> [Given request]:
The lines to extract run from the first line of the material below to the line containing "5.3500, 5.4000, 5.4500, 5.5000];", both included; leave the pictures behind.

> [Information shown]:
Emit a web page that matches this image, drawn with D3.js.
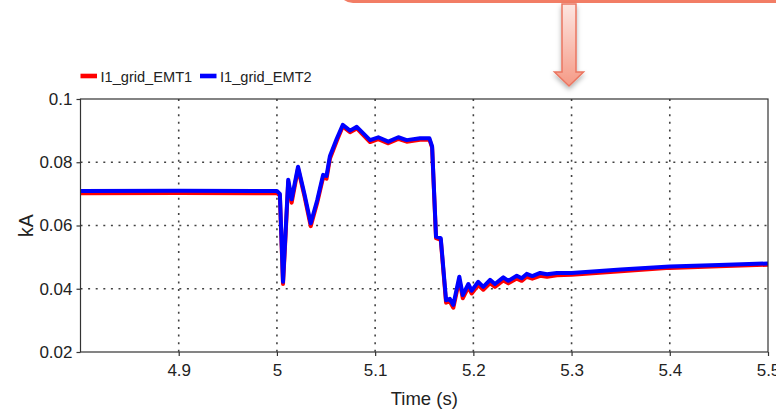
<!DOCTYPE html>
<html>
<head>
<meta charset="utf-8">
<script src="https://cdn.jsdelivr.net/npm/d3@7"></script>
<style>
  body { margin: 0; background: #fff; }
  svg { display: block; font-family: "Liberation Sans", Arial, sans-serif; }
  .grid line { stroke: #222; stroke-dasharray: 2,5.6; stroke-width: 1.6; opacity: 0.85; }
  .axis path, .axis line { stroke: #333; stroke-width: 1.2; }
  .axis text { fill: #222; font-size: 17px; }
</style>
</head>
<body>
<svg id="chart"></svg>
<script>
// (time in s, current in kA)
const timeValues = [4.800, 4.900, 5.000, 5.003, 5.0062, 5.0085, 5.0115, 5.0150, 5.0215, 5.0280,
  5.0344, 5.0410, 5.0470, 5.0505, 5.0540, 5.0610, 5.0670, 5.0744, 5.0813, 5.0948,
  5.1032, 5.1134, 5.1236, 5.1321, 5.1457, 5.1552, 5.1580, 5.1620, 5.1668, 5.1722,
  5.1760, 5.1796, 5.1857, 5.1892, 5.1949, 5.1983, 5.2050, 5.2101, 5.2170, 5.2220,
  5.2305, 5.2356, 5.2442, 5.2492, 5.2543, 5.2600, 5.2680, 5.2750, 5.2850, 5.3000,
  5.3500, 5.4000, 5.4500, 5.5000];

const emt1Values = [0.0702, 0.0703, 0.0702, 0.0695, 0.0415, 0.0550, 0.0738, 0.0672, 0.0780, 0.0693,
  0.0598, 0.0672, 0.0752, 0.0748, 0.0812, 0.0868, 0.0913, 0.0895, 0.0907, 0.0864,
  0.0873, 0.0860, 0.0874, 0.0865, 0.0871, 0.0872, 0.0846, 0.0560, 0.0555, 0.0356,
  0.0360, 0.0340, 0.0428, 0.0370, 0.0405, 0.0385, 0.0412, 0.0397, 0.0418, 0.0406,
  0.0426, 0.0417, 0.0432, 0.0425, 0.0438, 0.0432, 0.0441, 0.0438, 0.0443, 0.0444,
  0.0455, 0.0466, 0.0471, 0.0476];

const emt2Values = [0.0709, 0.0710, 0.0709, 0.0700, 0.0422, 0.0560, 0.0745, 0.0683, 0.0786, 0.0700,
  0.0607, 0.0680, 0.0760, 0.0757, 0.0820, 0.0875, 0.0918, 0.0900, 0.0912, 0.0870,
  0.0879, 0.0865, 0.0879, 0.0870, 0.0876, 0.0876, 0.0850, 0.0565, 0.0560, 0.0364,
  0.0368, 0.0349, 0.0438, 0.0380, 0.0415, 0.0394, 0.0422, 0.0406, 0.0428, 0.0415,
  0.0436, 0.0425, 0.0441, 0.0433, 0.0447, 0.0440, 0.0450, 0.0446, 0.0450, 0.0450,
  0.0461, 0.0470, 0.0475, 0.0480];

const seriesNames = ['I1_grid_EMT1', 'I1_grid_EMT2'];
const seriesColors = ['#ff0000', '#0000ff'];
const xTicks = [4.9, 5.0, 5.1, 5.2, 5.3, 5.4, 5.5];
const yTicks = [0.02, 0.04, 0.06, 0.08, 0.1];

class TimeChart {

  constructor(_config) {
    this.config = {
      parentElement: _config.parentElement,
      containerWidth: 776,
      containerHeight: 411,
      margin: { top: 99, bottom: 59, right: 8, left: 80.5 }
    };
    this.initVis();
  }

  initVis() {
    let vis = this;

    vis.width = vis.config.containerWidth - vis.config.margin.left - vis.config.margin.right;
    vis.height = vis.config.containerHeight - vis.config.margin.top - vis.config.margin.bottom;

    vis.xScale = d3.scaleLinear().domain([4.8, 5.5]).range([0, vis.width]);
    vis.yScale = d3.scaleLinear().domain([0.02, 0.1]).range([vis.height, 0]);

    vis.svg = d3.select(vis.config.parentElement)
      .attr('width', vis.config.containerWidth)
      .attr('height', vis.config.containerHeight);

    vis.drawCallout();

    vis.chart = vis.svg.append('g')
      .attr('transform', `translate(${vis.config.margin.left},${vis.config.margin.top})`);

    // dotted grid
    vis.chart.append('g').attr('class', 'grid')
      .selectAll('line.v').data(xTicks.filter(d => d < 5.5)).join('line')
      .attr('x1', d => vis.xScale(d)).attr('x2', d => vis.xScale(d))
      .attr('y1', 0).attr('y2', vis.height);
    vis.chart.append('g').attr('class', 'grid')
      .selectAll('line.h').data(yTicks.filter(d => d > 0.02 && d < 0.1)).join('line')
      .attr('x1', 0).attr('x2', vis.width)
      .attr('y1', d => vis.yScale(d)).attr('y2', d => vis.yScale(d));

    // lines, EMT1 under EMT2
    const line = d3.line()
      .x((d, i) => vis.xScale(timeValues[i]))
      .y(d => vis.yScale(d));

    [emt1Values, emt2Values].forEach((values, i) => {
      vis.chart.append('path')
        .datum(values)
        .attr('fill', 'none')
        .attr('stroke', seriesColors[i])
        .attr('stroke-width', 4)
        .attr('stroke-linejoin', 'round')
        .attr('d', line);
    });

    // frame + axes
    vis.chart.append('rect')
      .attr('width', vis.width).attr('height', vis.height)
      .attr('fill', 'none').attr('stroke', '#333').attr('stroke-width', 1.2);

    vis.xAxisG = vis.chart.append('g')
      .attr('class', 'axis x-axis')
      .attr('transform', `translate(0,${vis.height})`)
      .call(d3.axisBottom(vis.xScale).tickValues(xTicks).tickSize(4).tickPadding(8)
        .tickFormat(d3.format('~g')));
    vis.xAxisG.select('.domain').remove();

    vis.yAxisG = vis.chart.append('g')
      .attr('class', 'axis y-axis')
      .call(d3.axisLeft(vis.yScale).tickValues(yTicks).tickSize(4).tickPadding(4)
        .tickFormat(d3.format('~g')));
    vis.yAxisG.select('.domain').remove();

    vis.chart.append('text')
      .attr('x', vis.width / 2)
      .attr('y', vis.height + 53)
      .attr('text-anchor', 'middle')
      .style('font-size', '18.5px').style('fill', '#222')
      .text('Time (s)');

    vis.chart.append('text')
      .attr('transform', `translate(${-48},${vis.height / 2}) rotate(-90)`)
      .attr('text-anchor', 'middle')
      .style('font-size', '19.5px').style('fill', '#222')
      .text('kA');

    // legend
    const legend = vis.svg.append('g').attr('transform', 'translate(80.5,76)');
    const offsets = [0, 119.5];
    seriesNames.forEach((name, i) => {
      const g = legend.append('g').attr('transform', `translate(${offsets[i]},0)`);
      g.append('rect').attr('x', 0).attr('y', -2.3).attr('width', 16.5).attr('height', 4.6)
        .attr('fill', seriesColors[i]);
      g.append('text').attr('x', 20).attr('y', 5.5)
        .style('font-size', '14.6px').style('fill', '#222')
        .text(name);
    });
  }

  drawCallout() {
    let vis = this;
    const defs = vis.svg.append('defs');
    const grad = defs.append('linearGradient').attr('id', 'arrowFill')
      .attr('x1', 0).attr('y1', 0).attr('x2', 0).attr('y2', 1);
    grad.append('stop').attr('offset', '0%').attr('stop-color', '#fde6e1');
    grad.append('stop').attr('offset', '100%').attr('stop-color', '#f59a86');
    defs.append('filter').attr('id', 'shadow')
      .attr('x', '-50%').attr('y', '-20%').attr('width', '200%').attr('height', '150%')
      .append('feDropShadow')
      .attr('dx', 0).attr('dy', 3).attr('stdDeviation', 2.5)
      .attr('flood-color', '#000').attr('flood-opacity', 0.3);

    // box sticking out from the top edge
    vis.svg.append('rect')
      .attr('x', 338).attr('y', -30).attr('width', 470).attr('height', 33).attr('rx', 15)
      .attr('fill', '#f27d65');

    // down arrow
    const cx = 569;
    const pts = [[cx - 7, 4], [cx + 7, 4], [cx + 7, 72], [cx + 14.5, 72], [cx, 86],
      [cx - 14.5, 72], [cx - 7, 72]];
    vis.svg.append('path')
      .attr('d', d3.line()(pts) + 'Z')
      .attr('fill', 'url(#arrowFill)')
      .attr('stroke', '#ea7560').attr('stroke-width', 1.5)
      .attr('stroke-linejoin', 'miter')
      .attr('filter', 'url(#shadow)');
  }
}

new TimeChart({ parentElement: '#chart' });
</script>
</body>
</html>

> [Output of the task]:
Emit a web page that matches this image, drawn with D3.js.
<!DOCTYPE html>
<html>
<head>
<meta charset="utf-8">
<script src="https://cdn.jsdelivr.net/npm/d3@7"></script>
<style>
  body { margin: 0; background: #fff; }
  svg { display: block; font-family: "Liberation Sans", Arial, sans-serif; }
  .grid line { stroke: #222; stroke-dasharray: 2,5.6; stroke-width: 1.6; opacity: 0.85; }
  .axis path, .axis line { stroke: #333; stroke-width: 1.2; }
  .axis text { fill: #222; font-size: 17px; }
</style>
</head>
<body>
<svg id="chart"></svg>
<script>
// (time in s, current in kA)
const timeValues = [4.800, 4.900, 5.000, 5.003, 5.0062, 5.0085, 5.0115, 5.0150, 5.0215, 5.0280,
  5.0344, 5.0410, 5.0470, 5.0505, 5.0540, 5.0610, 5.0670, 5.0744, 5.0813, 5.0948,
  5.1032, 5.1134, 5.1236, 5.1321, 5.1457, 5.1552, 5.1580, 5.1620, 5.1668, 5.1722,
  5.1760, 5.1796, 5.1857, 5.1892, 5.1949, 5.1983, 5.2050, 5.2101, 5.2170, 5.2220,
  5.2305, 5.2356, 5.2442, 5.2492, 5.2543, 5.2600, 5.2680, 5.2750, 5.2850, 5.3000,
  5.3500, 5.4000, 5.4500, 5.5000];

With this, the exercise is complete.